Anche la capitale omonima, Oaxaca de Juárez, è bellissima, sia per la ricchezza delle sue centrali 29 chiese in vari stili anacronici, tra cui lo sfarzoso barocco della Chiesa di Santo Domingo del XVI secolo, adiacente l’interessante Museo delle Culture, o la Catedral Metropolitana del 1533, sia per la sempre festante piazza principale del la Constitucion (nello zocalo), regno di artisti di strada, musica e venditori ambulanti.
Soprattutto, questa brillante capitale sta salendo agli onori della cronaca per le moltissime Gallerie d’Arte rese ancora più internazionali dall’arrivo di tantissimi francesi e canadesi che hanno scelto di trasferirsi qua attratti dall’autenticità di questa terra e dei suoi abitanti.

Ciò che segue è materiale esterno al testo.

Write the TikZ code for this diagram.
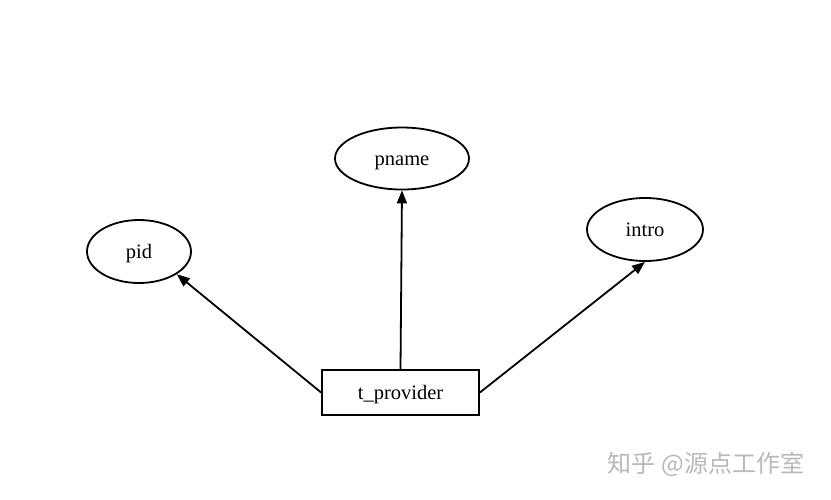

Tra gli altri, forse tra i primi, c’è appunto La Galleria, fondata dal curatore Oliver Martínez Kandt, buon trampolino di lancio non solo per gli artisti messicani.
Infine, va considerato che con soli 50 minuti di volo e poche decine di euro, volando da qui, si gode delle famose spiagge di Puerto Escondido. Un assaggio marino che mi ha permesso di fare sedimentare le tante informazioni acquisite prima del volo transoceanico con Air France.